Working within Azure Data Factory, using the built-in Oracle Connector...

Given a very simple query, such as:

SELECT Col001, Col002, Col003 FROM APPS.WHATEVER_TABLE;

This type of query, with around 30 columns, can stream 1,000,000 rows to Toad on a tiny VM in less than 60 seconds. From the exact same Oracle server, from within Azure Data Factory's Self-Hosted Integration Runtime, this query takes over 8 minutes, with frequent pauses/hangs.

The CPU in the IR box runs at around 30% during this time. The free memory on the IR box stays at or above 5GB during this time. This performs the same, regardless of the DTU level of the Azure SQL Database Sink. Today I tried this between 800 DTU and 3,000 DTU and got the exact same performance, with Log I/O on the Azure SQL Database staying at or under 10%.

The documentation for the ADF Oracle Connector does not help in this at all, as it does not give any guidance for how to tweak connection string parameters, or really whether or not you can even do so.

Thoughts?

1
I’m have similar performance issues. Did you resolve this? - Andy Bradbrook
Hi! Yes, I should have updated this question, but somehow forgot. Check out my answer to this one: stackoverflow.com/questions/53000355/… and I will update this one as well. - Pittsburgh DBA

1 Answers

0
votes

Resolution:

We began to suspect that something was amiss with data types, because the problem disappeared if we cast all of our high-precision Oracle NUMBER columns to less precision, or to something like integer.

It got so bad that we opened a case with Microsoft about it, and our worst fears were confirmed.
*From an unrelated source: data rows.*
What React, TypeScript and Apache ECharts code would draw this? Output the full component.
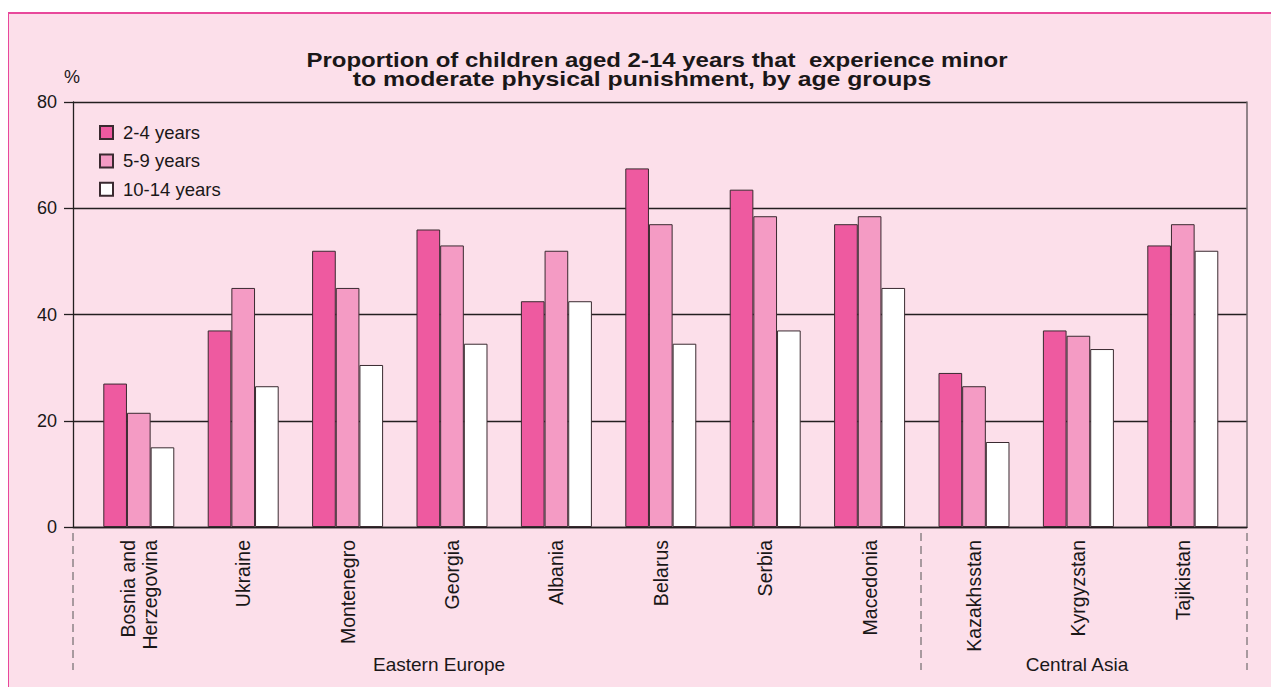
import React, { useEffect, useRef } from "react";
import * as echarts from "echarts";

const categories = [
  "Bosnia and\nHerzegovina",
  "Ukraine",
  "Montenegro",
  "Georgia",
  "Albania",
  "Belarus",
  "Serbia",
  "Macedonia",
  "Kazakhsstan",
  "Kyrgyzstan",
  "Tajikistan",
];
const seriesNames = ["2-4 years", "5-9 years", "10-14 years"];
const age2to4 = [27, 37, 52, 56, 42.5, 67.5, 63.5, 57, 29, 37, 53];
const age5to9 = [21.5, 45, 45, 53, 52, 57, 58.5, 58.5, 26.5, 36, 57];
const age10to14 = [15, 26.5, 30.5, 34.5, 42.5, 34.5, 37, 45, 16, 33.5, 52];
const yTicks = [0, 20, 40, 60, 80];
const groups = ["Eastern Europe", "Central Asia"];
const titleLines = [
  "Proportion of children aged 2-14 years that  experience minor",
  "to moderate physical punishment, by age groups",
];

const FONT = "'Liberation Sans', Arial, Helvetica, sans-serif";
const TEXT = "#1a1718";
const BG = "#fcdfea";
const LINE = "#231f20";
const colors = ["#ee5aa0", "#f49bc4", "#ffffff"];

export default function App() {
  const ref = useRef<HTMLDivElement>(null);
  useEffect(() => {
    if (!ref.current) return;
    const chart = echarts.init(ref.current, null, { renderer: "svg" });
    const data = [age2to4, age5to9, age10to14];
    const dashed = {
      stroke: "#555",
      lineWidth: 1,
      lineDash: [8, 5],
    };
    const titleStyle = (text: string) => ({
      text,
      fontFamily: FONT,
      fontWeight: "bold",
      fontSize: 20,
      fill: TEXT,
      align: "center",
      verticalAlign: "middle",
    });
    chart.setOption({
      animation: false,
      backgroundColor: BG,
      legend: {
        orient: "vertical",
        left: 85,
        top: 104,
        itemWidth: 13,
        itemHeight: 13,
        itemGap: 9.4,
        icon: "rect",
        data: seriesNames,
        textStyle: { fontFamily: FONT, fontSize: 18.5, color: TEXT, lineHeight: 13, padding: [0, 0, 0, 5] },
      },
      grid: [
        { left: 64, top: 88, width: 1174, height: 425 },
        { left: 77.6, top: 88, width: 1148.4, height: 425 },
      ],
      xAxis: [
        {
          gridIndex: 0,
          type: "category",
          data: [""],
          axisLine: { show: true, lineStyle: { color: LINE, width: 1.3 } },
          axisTick: { show: false },
          axisLabel: { show: false },
          splitLine: { show: false },
        },
        {
          gridIndex: 1,
          type: "category",
          data: categories,
          axisLine: { show: false },
          axisTick: { show: false },
          axisLabel: {
            rotate: 90,
            margin: 13,
            fontSize: 19.5,
            lineHeight: 22,
            color: TEXT,
            fontFamily: FONT,
            interval: 0,
          },
        },
      ],
      yAxis: [
        {
          gridIndex: 0,
          type: "value",
          min: yTicks[0],
          max: yTicks[yTicks.length - 1],
          interval: 20,
          axisLine: { show: true, lineStyle: { color: LINE, width: 1.3 } },
          axisTick: { show: true, length: 9, lineStyle: { color: LINE, width: 1.3 } },
          axisLabel: { margin: 16, fontSize: 18, color: TEXT, fontFamily: FONT },
          splitLine: { show: true, lineStyle: { color: LINE, width: 1.4 } },
        },
        {
          gridIndex: 0,
          type: "value",
          position: "right",
          min: 0,
          max: 80,
          interval: 20,
          axisLine: { show: true, lineStyle: { color: "#6e6468", width: 1.5 } },
          axisTick: { show: false },
          axisLabel: { show: false },
          splitLine: { show: false },
        },
        { gridIndex: 1, type: "value", min: 0, max: 80, interval: 20, show: false },
      ],
      series: seriesNames.map((name, i) => ({
        name,
        type: "bar",
        xAxisIndex: 1,
        yAxisIndex: 2,
        barGap: "0%",
        barCategoryGap: "32%",
        data: data[i],
        itemStyle: { color: colors[i], borderColor: "#3a2a30", borderWidth: 1 },
      })),
      graphic: [
        { type: "text", x: 648, y: 46, scaleX: 1.2, style: titleStyle(titleLines[0]) },
        { type: "text", x: 633, y: 65, scaleX: 1.24, style: titleStyle(titleLines[1]) },
        {
          type: "text",
          left: 55,
          top: 54,
          style: { text: "%", fontFamily: FONT, fontSize: 18, fill: TEXT },
        },
        { type: "line", shape: { x1: 64, y1: 519, x2: 64, y2: 656 }, style: dashed },
        { type: "line", shape: { x1: 912, y1: 519, x2: 912, y2: 656 }, style: dashed },
        { type: "line", shape: { x1: 1238, y1: 519, x2: 1238, y2: 656 }, style: dashed },
        {
          type: "text",
          x: 430,
          y: 650,
          style: { text: groups[0], fontFamily: FONT, fontSize: 19, fill: TEXT, align: "center", verticalAlign: "middle" },
        },
        {
          type: "text",
          x: 1068,
          y: 650,
          style: { text: groups[1], fontFamily: FONT, fontSize: 19, fill: TEXT, align: "center", verticalAlign: "middle" },
        },
      ],
    });
    return () => chart.dispose();
  }, []);

  return (
    <div style={{ position: "relative", width: 1263, height: 679, overflow: "hidden" }}>
      <div
        style={{
          position: "absolute",
          left: -1,
          top: 4,
          width: 1300,
          height: 700,
          border: "2px solid #e8489b",
          background: BG,
        }}
      >
        <div ref={ref} style={{ width: 1300, height: 700 }} />
      </div>
    </div>
  );
}
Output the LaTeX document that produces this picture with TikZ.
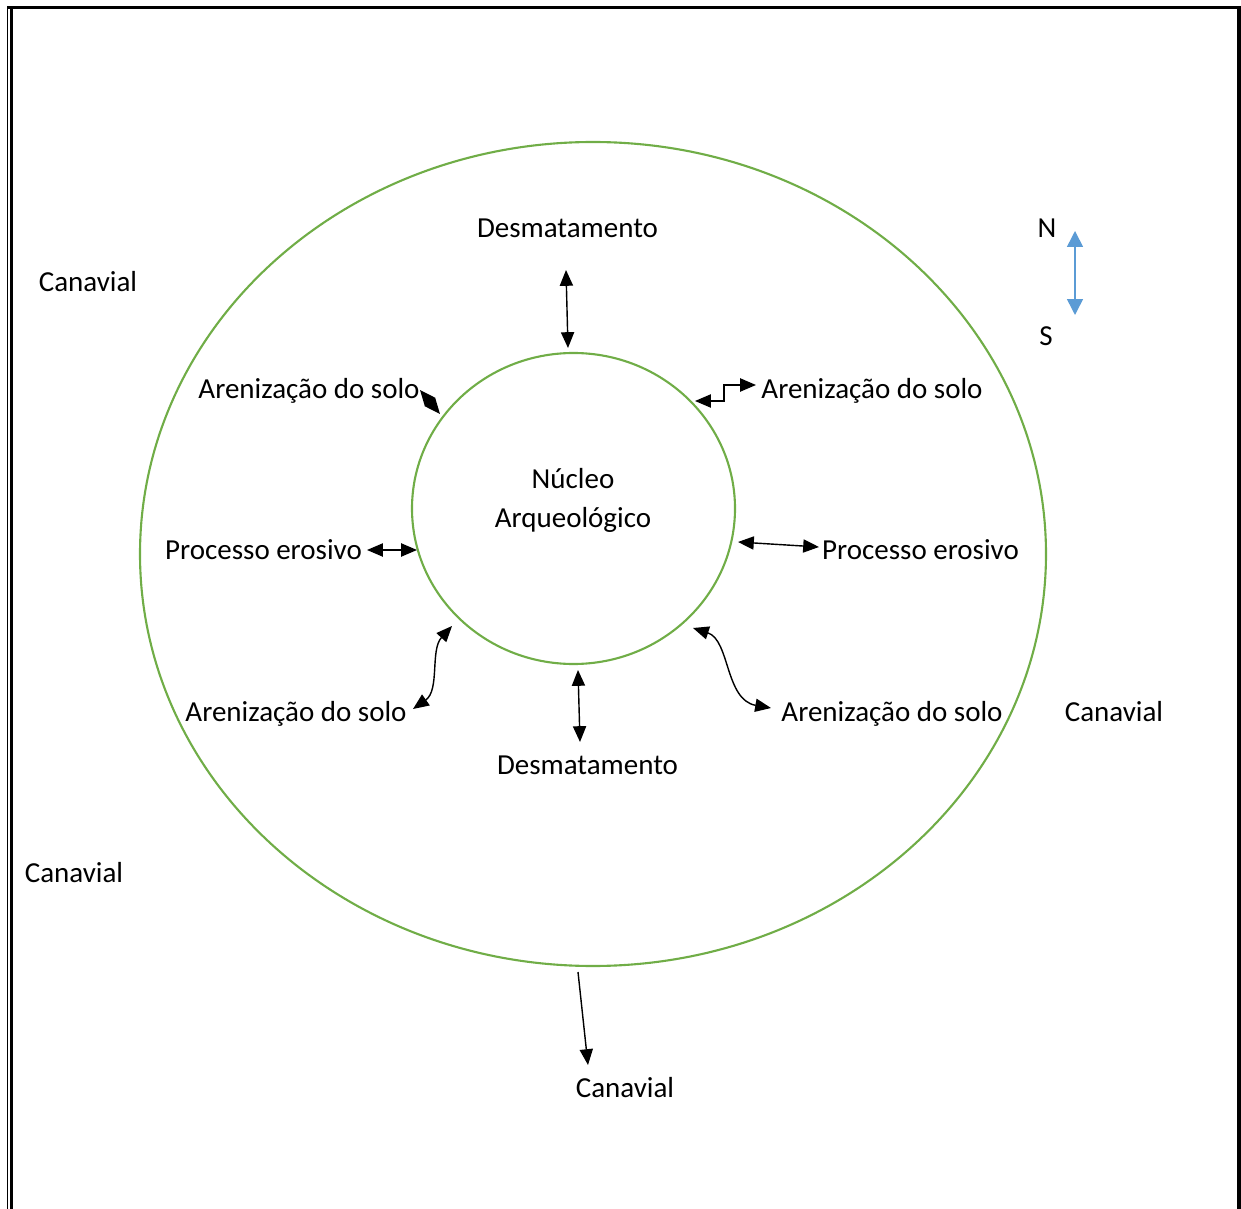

The Azure Data Factory runtime decimal type has a maximum precision of 28. If a decimal/numeric value from the source has a higher precision, ADF will first cast it to a string. The performance of the string casting code is abysmal.

Check to see if your source has any high-precision numeric data, or if you have not explicitly defined schema, see if you're perhaps accidentally using string.